Against the Penguins, they let Kendrick Perry get his points (19 on 7 of 12 shooting), but everyone else was held at bay. Perry wasn't going to be able to do it himself, not when the rest of the team shot barely better than 30 percent from the floor.

The win gives the Flames one-third of the wins that it had in conference last season. Given the renewed defensive effort in this one, getting to win number four shouldn't be as difficult as just three were last year.

Gary Talton had 19 points and six assists, and Josh Crittle had 14 points, seven rebounds and two blocks, in the win.

Meanwhile, the team a little further north in the city was busy making a huge statement.

Loyola went to Valparaiso and took down the Crusaders, 63-54. There might be no bigger win in the short history of Porter Moser's tenure as head coach, and yes, that includes the win over DePaul.

As I was thinking about the Horizon League today, it was about how inconsistent both of the favorites had been. And it wasn't just how the favorites had been, but also the contenders. Cleveland State had its excuse (see Grady, Anton). But the Flames were ... on fire, and cooled a little. Even Youngstown State had backed off its early season spark.

Loyola though was steadily going about its business. The losses aren't even terrible. South Florida (oh don't get me started), Michigan State, and Western Michigan: those are your three. And Western Michigan might just win its division in the MAC, while Michigan State still is Michigan State.

Adding a win over the conference favorite is now really making a statement.

The big exclamation point on that statement was done by Ben Averkamp. The senior had 16 points, five rebounds, five assists and four blocks to make quite a line. The shooting wasn't perfect, but he went 8-for-9 at the free throw line to help clean up his own mess. Christian Thomas added 14 points and Cully Payne had 13 points and seven assists.

Now that Payne has found his shot and is a real threat for the Ramblers (unlike earlier this season, especially that game against Toledo to open the year), Loyola is working with two real threats, and need just one other player to really step up each night. On Wednesday, it was Thomas; against Mississippi State it was Devon Turk.

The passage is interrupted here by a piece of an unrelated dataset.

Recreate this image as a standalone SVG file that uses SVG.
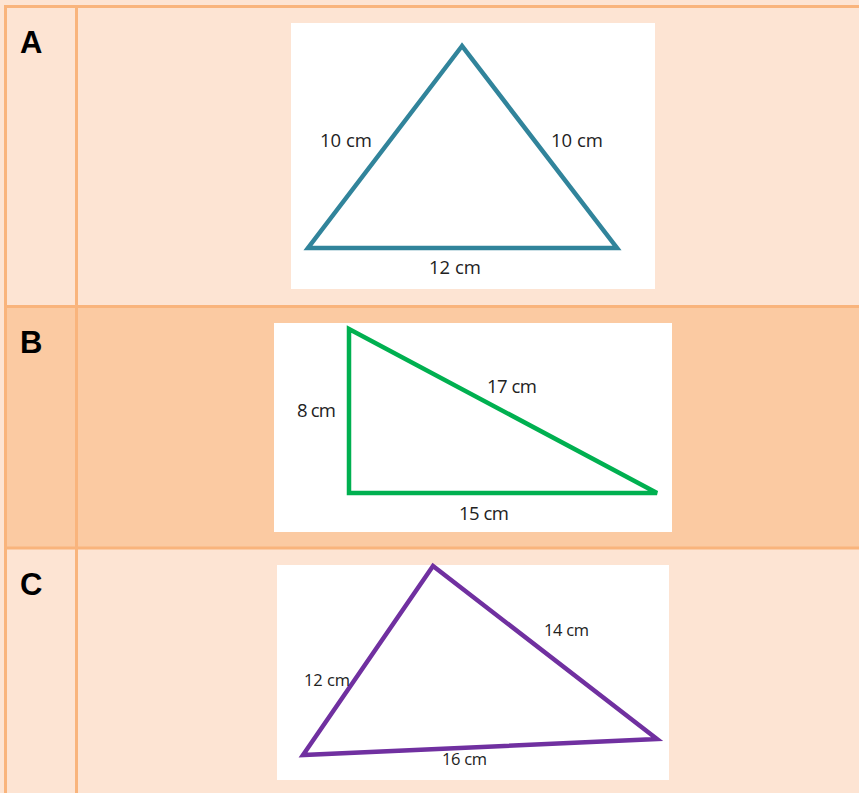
<svg xmlns="http://www.w3.org/2000/svg" width="859" height="793" viewBox="0 0 859 793">
<style>
.light{fill:#FDE4D3}
.dark{fill:#FBCAA2}
.grid{stroke:#F9B47C;stroke-width:3;fill:none}
.letter{font-family:"Liberation Sans",Arial,sans-serif;font-weight:bold;font-size:31px;fill:#000}
.lbl{font-family:"Open Sans","Liberation Sans",sans-serif;font-size:18.5px;fill:#222}
.lbls{font-family:"Open Sans","Liberation Sans",sans-serif;font-size:16.5px;fill:#222}
.card{fill:#fff}
.tri{fill:none;stroke-width:4.5;stroke-linejoin:miter}
</style>
<rect class="light" x="0" y="0" width="859" height="793"/>
<rect class="light" x="5.5" y="6.5" width="853.5" height="300"/>
<rect class="dark" x="5.5" y="306.5" width="853.5" height="241.5"/>
<rect class="light" x="5.5" y="548" width="853.5" height="245"/>
<g id="grid">
<line class="grid" x1="4" y1="6.5" x2="859" y2="6.5"/>
<line class="grid" x1="5.5" y1="5" x2="5.5" y2="793"/>
<line class="grid" x1="76.5" y1="5" x2="76.5" y2="793"/>
<line class="grid" x1="4" y1="306.5" x2="859" y2="306.5"/>
<line class="grid" x1="4" y1="548" x2="859" y2="548"/>
</g>
<g id="rowA">
<text class="letter" x="20" y="53">A</text>
<rect class="card" x="291" y="23" width="364" height="266"/>
<polygon class="tri" stroke="#31849B" points="462,46 308,248 617,248"/>
<text class="lbl" x="320" y="147" textLength="52">10 cm</text>
<text class="lbl" x="551" y="147" textLength="52">10 cm</text>
<text class="lbl" x="429" y="274" textLength="52">12 cm</text>
</g>
<g id="rowB">
<text class="letter" x="20" y="353">B</text>
<rect class="card" x="274" y="323" width="398" height="209"/>
<polygon class="tri" stroke="#00B050" points="349,329 349,493 657,493"/>
<text class="lbl" x="297" y="417" textLength="39">8 cm</text>
<text class="lbl" x="487" y="393" textLength="50">17 cm</text>
<text class="lbl" x="459" y="520" textLength="50">15 cm</text>
</g>
<g id="rowC">
<text class="letter" x="20" y="595">C</text>
<rect class="card" x="277" y="565" width="392" height="215"/>
<polygon class="tri" stroke="#7030A0" points="433,566 303,755 657,739"/>
<text class="lbls" x="544" y="636" textLength="45">14 cm</text>
<text class="lbls" x="304" y="686" textLength="46">12 cm</text>
<text class="lbls" x="442" y="765" textLength="45">16 cm</text>
</g>
</svg>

It just matters what day of the week you ask, someone is going to step up.

Ryan Broekhoff put up 15 points and seven rebounds for Valpo in the loss.

Time to circle Jan. 16 and Feb. 16 sports fans. These two intra-city games are suddenly very interesting.





And lest we forget, Crieghton and Illinois State squared off tonight in one of the pecking order games in the Missouri Valley. The Jays walked away with the 79-72 win in what was one of the signature conference games this season.

Doug McDermott had 15 points and nine rebounds, while Grant Gibbs did him one better: 16 points, six rebounds and seven assists.

Creighton shot an amazing 52.8 percent from the floor and a back-breaking 13-for-25 from 3-point range. Most of that damage was caused by Ethan Wragge, who went 6-for-9 from long range.

This one didn't make the regularly scheduled broadcast in my area, but just based on the stats, I can't believe that Creighton fans will be too thrilled with this win, even though a win is still a win.

As a side note, Jackie Carmichael had one block to go with his 10 points and six rebounds. The single swat made him the all-time leading shot blocker at Illinois State.